Cybersecurity investments in a two-echelon supply chain with third-party risk propagation

Cybersecurity presents a monumental challenge for interconnected supply chains, as an attack on one node can compromise an entire business. In this paper, we propose a game theory model to investigate cybersecurity investments with third-party risk propagation in a two-echelon supply chain consisting of one retailer and n suppliers. The optimal investments and their responses to relevant security characteristics, such as intrinsic vulnerability, propagation probability, number of suppliers, and attack probability, are analysed and discussed both theoretically and numerically considering one-stage risk propagation.

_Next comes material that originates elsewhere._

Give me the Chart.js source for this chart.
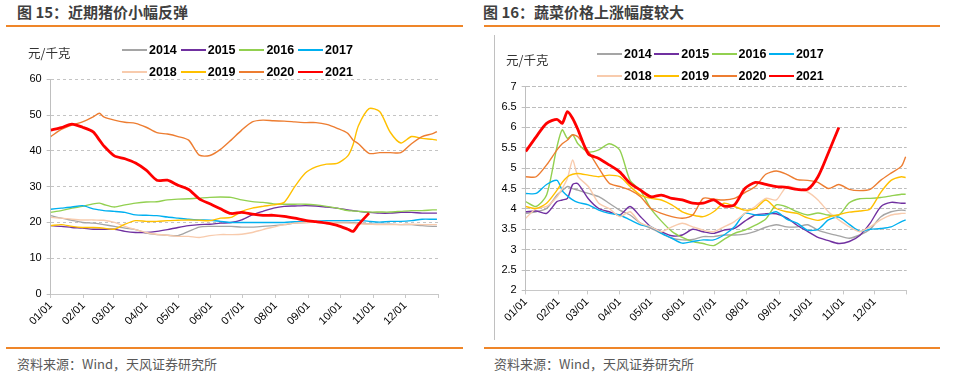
<!DOCTYPE html>
<html>
<head>
<meta charset="utf-8">
<script src="https://cdn.jsdelivr.net/npm/chart.js@4.4.0/dist/chart.umd.min.js"></script>
<style>
  html, body { margin: 0; padding: 0; background: #fff; }
  body { position: relative; width: 964px; height: 382px; overflow: hidden; font-family: "Noto Sans CJK SC", "Liberation Sans", sans-serif; }
  .title { position: absolute; top: 2px; font-size: 15px; font-weight: bold; color: #3f3f3f; line-height: 20px; white-space: nowrap; }
  .rule { position: absolute; height: 2px; background: #EF8629; }
  .source { position: absolute; top: 355px; font-size: 13px; color: #595959; line-height: 18px; white-space: nowrap; }
  .unit { position: absolute; font-size: 12.5px; color: #333; line-height: 16px; white-space: nowrap; }
  .legend { position: absolute; display: grid; grid-auto-rows: 22px; font: bold 12.5px "Liberation Sans", Arial, sans-serif; color: #000; }
  .legend .item { display: flex; align-items: center; white-space: nowrap; }
  .legend .swatch { display: inline-block; width: 25px; margin-right: 2px; }
  .vline { position: absolute; left: 494px; top: 35px; width: 1px; height: 305px; background: #C0C0C0; }
  canvas { position: absolute; top: 0; }
</style>
</head>
<body>
<div class="title" style="left:17px">图 15：近期猪价小幅反弹</div>
<div class="rule" style="left:6px; width:457px; top:25px"></div>
<div class="title" style="left:483px">图 16：蔬菜价格上涨幅度较大</div>
<div class="rule" style="left:484px; width:456px; top:25px"></div>
<div class="vline"></div>

<canvas id="porkChart" width="470" height="345" style="left:0"></canvas>
<canvas id="vegChart" width="484" height="345" style="left:480px"></canvas>

<div class="unit" style="left:28px; top:45px">元/千克</div>
<div class="unit" style="left:506px; top:52px">元/千克</div>
<div class="legend" id="porkLegend" style="left:122px; top:39px; grid-template-columns: repeat(4, 58.7px)"></div>
<div class="legend" id="vegLegend" style="left:597px; top:43px; grid-template-columns: repeat(4, 57.3px)"></div>

<div class="rule" style="left:6px; width:457px; top:347px"></div>
<div class="rule" style="left:484px; width:456px; top:347px"></div>
<div class="source" style="left:17px">资料来源：Wind，天风证券研究所</div>
<div class="source" style="left:494px">资料来源：Wind，天风证券研究所</div>

<script>
// 月初の位置（1年の日数）と目盛りラベル
const MONTH_DAYS = [0, 31, 59, 90, 120, 151, 181, 212, 243, 273, 304, 334, 365]
const MONTH_LABELS = ['01/01', '02/01', '03/01', '04/01', '05/01', '06/01', '07/01', '08/01', '09/01', '10/01', '11/01', '12/01']
const YEARS = ['2014', '2015', '2016', '2017', '2018', '2019', '2020', '2021']
const LINE_COLORS = ['#A5A5A5', '#7030A0', '#92D050', '#00B0F0', '#F8CBAD', '#FFC000', '#ED7D31', '#FF0000']

// 图15 猪价（元/千克）
const PORK_DAYS = [0, 10, 20, 30, 40, 46, 50, 60, 70, 80, 90, 100, 110, 120, 130, 140, 150, 160, 170, 180, 190, 200, 210, 220, 230, 240, 250, 260, 270, 280, 285, 290, 300, 310, 320, 330, 340, 350, 360, 364]
const PORK_2014 = [21.9, 21.2, 20.6, 20, 19.8, 19.6, 19.4, 18.9, 18.4, 18, 17, 16.6, 16.4, 16.3, 17.5, 18.7, 18.9, 18.9, 18.9, 18.7, 18.7, 18.9, 19.1, 19.4, 19.8, 20, 20.1, 20, 20, 20, 19.9, 19.8, 19.6, 19.5, 19.5, 19.4, 19.4, 19.1, 18.9, 18.9]
const PORK_2015 = [19.1, 18.9, 18.6, 18.4, 18.1, 18.1, 18.1, 18.1, 17.5, 17.2, 17.2, 17.5, 18, 18.6, 19.1, 19.4, 19.5, 19.8, 20, 20.7, 22.1, 23.1, 24, 24.5, 24.6, 24.7, 24.6, 24.3, 24, 23.5, 23.3, 23.1, 22.8, 22.6, 22.6, 22.8, 22.8, 22.6, 22.6, 22.6]
const PORK_2016 = [22.8, 23.3, 24, 24.5, 25.2, 25.4, 25.0, 24.3, 24.9, 25.4, 25.7, 25.8, 26.3, 26.5, 26.6, 26.8, 27, 27.1, 27, 26.3, 25.8, 25.6, 25.2, 25.1, 25.1, 25.1, 24.9, 24.5, 24, 23.3, 23.2, 23.1, 22.9, 22.9, 22.9, 23.1, 23.3, 23.3, 23.5, 23.5]
const PORK_2017 = [23.7, 24, 24.3, 24.7, 23.8, 23.5, 23.3, 23.1, 22.8, 22.1, 22, 21.9, 21.5, 21.2, 20.9, 20.7, 20.6, 20.3, 20, 20, 20, 20, 20, 20, 20.2, 20.3, 20.3, 20.5, 20.5, 20.5, 20.5, 20.6, 20.3, 20.1, 20.3, 20.3, 20.5, 20.9, 20.9, 20.9]
const PORK_2018 = [21.4, 21.2, 20.9, 20.7, 20.7, 20.6, 20.6, 20, 18.9, 18, 17.2, 16.7, 16.4, 16.1, 16.1, 15.8, 16.3, 16.6, 16.6, 16.7, 17.2, 18, 18.7, 19.4, 19.8, 20, 20.1, 20, 19.8, 19.8, 19.7, 19.6, 19.5, 19.4, 19.4, 19.4, 19.5, 19.4, 19.4, 19.4]
const PORK_2019 = [19.1, 19.4, 18.9, 18.6, 18.6, 18.5, 18.4, 18.1, 19.5, 20.5, 20.3, 20.3, 20.5, 20.6, 20.7, 20.6, 20.5, 21.2, 21.4, 23.1, 24, 24.5, 24.9, 25.6, 30, 33.8, 35.5, 36.3, 36.5, 38.6, 41.8, 47, 51.8, 51, 45.2, 42.2, 44, 43.5, 43.2, 43]
const PORK_2020 = [44, 46, 47.2, 48.1, 49.5, 50.5, 49.5, 48.6, 48, 47.7, 46.6, 45.1, 44.7, 44, 43, 38.8, 38.7, 40.4, 43, 45.8, 48.1, 48.6, 48.4, 48.3, 48.1, 47.9, 47.9, 47.4, 46.3, 44.9, 43, 42, 39.3, 39.5, 39.5, 39.5, 42, 44, 44.8, 45.4]
const PORK_2021 = [45.8, 46.5, 47.5, 46.6, 45.3, 43, 41.4, 38.6, 37.8, 36.6, 34.6, 31.8, 31.8, 30.4, 29.2, 26.6, 25.2, 23.8, 22.5, 22.8, 22.3, 22, 22, 21.7, 21.2, 20.6, 20.2, 19.8, 19.2, 18.1, 17.5, 19.4, 22.6]

// 图16 蔬菜价格（元/千克）
const VEG_DAYS = [0, 10, 20, 30, 35, 40, 45, 50, 60, 70, 80, 90, 100, 110, 120, 130, 140, 150, 160, 170, 180, 190, 200, 210, 220, 230, 240, 250, 260, 270, 280, 290, 300, 310, 320, 330, 340, 350, 360, 364]
const VEG_2014 = [3.89, 3.93, 4.01, 4.34, 4.45, 4.55, 4.5, 4.46, 4.38, 4.3, 4.14, 3.97, 3.85, 3.65, 3.52, 3.4, 3.28, 3.24, 3.25, 3.32, 3.32, 3.36, 3.36, 3.38, 3.45, 3.55, 3.61, 3.56, 3.56, 3.61, 3.48, 3.4, 3.34, 3.28, 3.36, 3.5, 3.8, 3.93, 3.97, 3.96]
const VEG_2015 = [3.93, 3.95, 3.89, 4.18, 4.22, 4.26, 4.6, 4.62, 4.25, 4.01, 3.93, 3.85, 4.06, 3.81, 3.56, 3.44, 3.34, 3.36, 3.5, 3.44, 3.4, 3.48, 3.52, 3.7, 3.85, 3.88, 3.88, 3.78, 3.6, 3.45, 3.3, 3.22, 3.15, 3.2, 3.35, 3.65, 4.05, 4.16, 4.14, 4.14]
const VEG_2016 = [4.18, 4.06, 4.34, 5.53, 5.94, 5.73, 5.82, 5.6, 5.4, 5.45, 5.6, 5.45, 4.7, 4.45, 4.0, 3.7, 3.45, 3.3, 3.2, 3.15, 3.1, 3.25, 3.4, 3.48, 3.6, 3.75, 4.1, 4.05, 3.93, 3.85, 3.9, 3.85, 3.85, 4.15, 4.25, 4.26, 4.28, 4.32, 4.36, 4.36]
const VEG_2017 = [4.38, 4.38, 4.6, 4.7, 4.45, 4.32, 4.22, 4.16, 4.1, 3.97, 3.89, 3.85, 3.73, 3.61, 3.56, 3.4, 3.28, 3.16, 3.2, 3.24, 3.24, 3.36, 3.56, 3.89, 3.85, 3.85, 3.93, 3.75, 3.65, 3.48, 3.5, 3.73, 3.8, 3.62, 3.45, 3.5, 3.52, 3.56, 3.69, 3.73]
const VEG_2018 = [3.77, 4.01, 4.06, 4.3, 4.5, 4.75, 5.2, 4.8, 4.55, 4.14, 4.01, 3.81, 3.93, 3.65, 3.56, 3.44, 3.56, 3.65, 3.56, 3.48, 3.44, 3.56, 3.69, 3.89, 4.06, 4.26, 4.22, 4.55, 4.5, 4.42, 4.22, 3.93, 3.73, 3.56, 3.44, 3.56, 3.73, 3.85, 3.89, 3.89]
const VEG_2019 = [4.06, 4.01, 4.14, 4.46, 4.65, 4.79, 4.85, 4.87, 4.83, 4.79, 4.83, 4.79, 4.55, 4.34, 4.26, 4.22, 4.1, 3.93, 3.85, 3.81, 3.93, 4.14, 4.06, 3.97, 4.01, 4.22, 4.01, 3.93, 3.89, 3.78, 3.72, 3.8, 3.86, 3.92, 3.95, 4.0, 4.4, 4.7, 4.79, 4.77]
const VEG_2020 = [4.79, 4.79, 5.08, 5.45, 5.6, 5.69, 5.82, 5.77, 5.41, 5.0, 4.63, 4.55, 4.46, 4.3, 4.01, 3.89, 3.81, 3.77, 3.85, 4.26, 4.24, 4.22, 4.26, 4.4, 4.55, 4.85, 4.93, 4.85, 4.72, 4.7, 4.65, 4.5, 4.6, 4.48, 4.45, 4.48, 4.7, 4.88, 5.05, 5.28]
const VEG_2021 = [5.41, 5.77, 6.1, 6.2, 6.1, 6.39, 6.22, 5.95, 5.35, 5.24, 5.08, 4.91, 4.63, 4.46, 4.3, 4.34, 4.26, 4.22, 4.14, 4.14, 4.22, 4.07, 4.1, 4.5, 4.65, 4.6, 4.55, 4.53, 4.48, 4.48, 4.79, 5.38, 6.0]

Chart.defaults.font.family = "'Liberation Sans', Arial, sans-serif"
Chart.defaults.color = '#000'

function buildDatasets(days, seriesList) {
  return seriesList.map((values, i) => ({
    label: YEARS[i],
    data: values.map((v, j) => ({ x: days[j], y: v })),
    borderColor: LINE_COLORS[i],
    backgroundColor: LINE_COLORS[i],
    borderWidth: YEARS[i] === '2021' ? 2.8 : 1.4,
    pointRadius: 0,
    tension: 0.25,
    // 新しい年ほど手前に描く
    order: seriesList.length - 1 - i
  }))
}

function renderLegend(chart, el) {
  chart.data.datasets.forEach(ds => {
    const item = document.createElement('div')
    item.className = 'item'
    const swatch = document.createElement('span')
    swatch.className = 'swatch'
    swatch.style.height = Math.max(1.5, ds.borderWidth) + 'px'
    swatch.style.background = ds.borderColor
    item.appendChild(swatch)
    item.appendChild(document.createTextNode(ds.label))
    el.appendChild(item)
  })
}

function createYearChart(canvasId, legendId, days, seriesList, yAxis, area) {
  const ctx = document.getElementById(canvasId).getContext('2d')
  const chart = new Chart(ctx, {
    type: 'line',
    data: { datasets: buildDatasets(days, seriesList) },
    options: {
      responsive: false,
      animation: false,
      devicePixelRatio: 1,
      layout: { padding: { top: area.top, right: area.right, left: 0, bottom: 0 } },
      plugins: {
        legend: { display: false },
        tooltip: { enabled: false }
      },
      scales: {
        x: {
          type: 'linear',
          min: 0,
          max: 365,
          afterBuildTicks: axis => { axis.ticks = MONTH_DAYS.map(v => ({ value: v })) },
          afterFit: scale => { scale.height = area.xHeight },
          ticks: {
            autoSkip: false,
            maxRotation: 45,
            minRotation: 45,
            padding: 1,
            font: { size: 11 },
            callback: v => MONTH_LABELS[MONTH_DAYS.indexOf(v)] || ''
          },
          grid: { drawOnChartArea: false, drawTicks: true, tickLength: 4, color: '#C8C8C8' },
          border: { display: true, color: '#C8C8C8' }
        },
        y: {
          min: yAxis.min,
          max: yAxis.max,
          afterFit: scale => { scale.width = area.yWidth },
          ticks: {
            stepSize: yAxis.step,
            padding: 5,
            font: { size: 11 },
            callback: v => String(v)
          },
          grid: { color: yAxis.gridColor, tickLength: 4, tickColor: '#BFBFBF' },
          border: { display: true, color: '#BFBFBF', dash: yAxis.dash }
        }
      }
    }
  })
  renderLegend(chart, document.getElementById(legendId))
  return chart
}

createYearChart('porkChart', 'porkLegend', PORK_DAYS,
  [PORK_2014, PORK_2015, PORK_2016, PORK_2017, PORK_2018, PORK_2019, PORK_2020, PORK_2021],
  { min: 0, max: 60, step: 10, gridColor: '#C4C4C4', dash: [3, 3] },
  { top: 79.3, right: 32, yWidth: 50.7, xHeight: 51 })

createYearChart('vegChart', 'vegLegend', VEG_DAYS,
  [VEG_2014, VEG_2015, VEG_2016, VEG_2017, VEG_2018, VEG_2019, VEG_2020, VEG_2021],
  { min: 2, max: 7, step: 0.5, gridColor: '#BDBDBD', dash: [4, 2] },
  { top: 86.7, right: 57.3, yWidth: 45.7, xHeight: 54.6 })
</script>
</body>
</html>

It is found that there are serious prisoners' dilemma and free-riding phenomena in such a scenario. To mitigate third-party risks and improve the investment efficiency, three coordination mechanisms, joint decision, security risk compensation, and security information sharing, are presented and compared numerically. The results indicate that joint decision-making and security risk compensation perform better on stimulating firms' investments and reducing expected costs both individually and collectively relative to security information sharing. Furthermore, the case of two-stage risk propagation is also supplemented and compared with one-stage case. Based on these findings, some management insights are recommended to cybersecurity managers in supply chains for designing more efficient cybersecurity mechanisms and investment strategies.